Choosing a kayak?
Anyone thinking of taking up kayaking has a lot of choice. Modern ‘roto-moulded’ plastic kayaks are virtually indestructable and come in all shapes and sizes.
Your experience as a paddler
If you are a beginner, you are probably interested in a kayak that is really stable. Experienced paddlers know that this is less important than final stability, which can be very important in bigger waves. Some beginners may also worry about escaping from a tight cockpit. The main choices to make are therefore sit-in or sit-on and single or double?
I’ve had all these and can tell you that the sit-on’s are safer and unsinkable – but twice as hard to paddle any distance than a sit-in version. It you are going for a sit-in, you really should get some lessons to learn how to roll if it goes over. If money is no object, there are some beautiful fibreglass and Kevlar models, (which I could never get because I’d be too worried about bashing it on a rock.)

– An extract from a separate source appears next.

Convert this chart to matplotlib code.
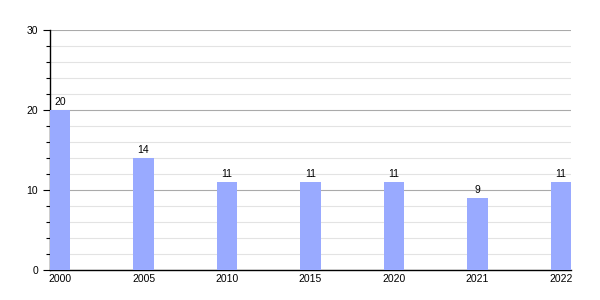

I have learnt to respect inflatable kayaks over the years, having seen them perform really well at sea and on rivers. They also have huge advantage that they fit in the back of the car, rather than on the roof. Inflatables are also the least expensive kayaking option and a good way for people to get a taste for the sport.
Other kayaking considerations
You may think you know how and where you will use your kayak but I have found that once you ‘get the bug’ you start looking for different places and types of water to try out. A big consideration is where you are going to store it, how you can transport it and how you will get it in and out of the water.